Knowledge transfer in eighteenth-and nineteenth-century Scandinavia – the cultural gap between Copenhagen and Northern Norway
Liv Helene WILLUMSEN, University of Tromsoe, Norway
This presentation will focus on transformation of knowledge and a change in attitude to knowledge in eighteenth- and nineteenth-century Scandinavia. The field of knowledge relates to mission and teacher training in northern Norway. In the capital of Denmark-Norway, Copenhagen, was founded in 1714 an institution aiming at education of missionaries and teachers for northern Norway. This institution, Missionskollegiet, helped financing schools for missionaries and teachers in the north throughout the eighteenth century. In northern Norway there was a special ethnic situation, as two ethnic groups with different languages lived side by side, the Norwegian and the Sami population. The defined intention on the part of Missionskollegiet was to provide missionaries and teachers to work among the Sami population. In 1826 the first official teacher training college in Norway was opened, located in the north. Before this opening, there was a debate in the Norwegian National Assembly related to its ideological and practical foundation. Among those who initiated this college, the need for education and mission in northern Norway was understood in a broader way than the aim of Missionskollegiet. Now the urge for education incorporated both the Norwegian and the Sami population. This change in meaning related to knowledge transfer from the Copenhagen institution to the implementation in Norway that is the core of my paper. The presentation will be structured in three parts. Firstly, I would like to present the intention of Missionskollegiet’s activity in Norway, which from their side was a peripheral field of mission alongside with Trankebar in India and Greenland.

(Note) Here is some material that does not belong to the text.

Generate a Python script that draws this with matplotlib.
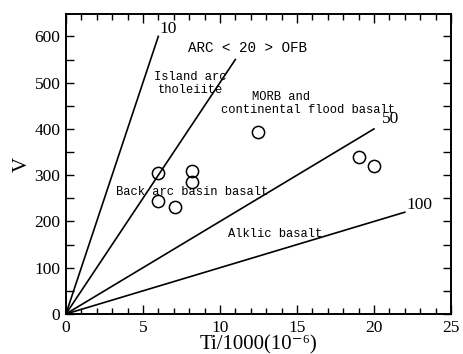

Secondly, I would like to examine in which way and to what extent Missionskollegiet participated in the running of the early Norwegian schools for education of missionaries and teachers before 1826. Thirdly, I would like to discuss the argumentation of the initiative-takers to the first public teacher training in Norway; how they used Missionskollegiet’s original argument of the necessity of mission and teaching among the Sami population in a way that included also the Norwegian population. Due to the understanding of a need for spread of Chistianity and education among the population in northern Norway as a whole, we see a change in intended knowledge transfer from one culture to another.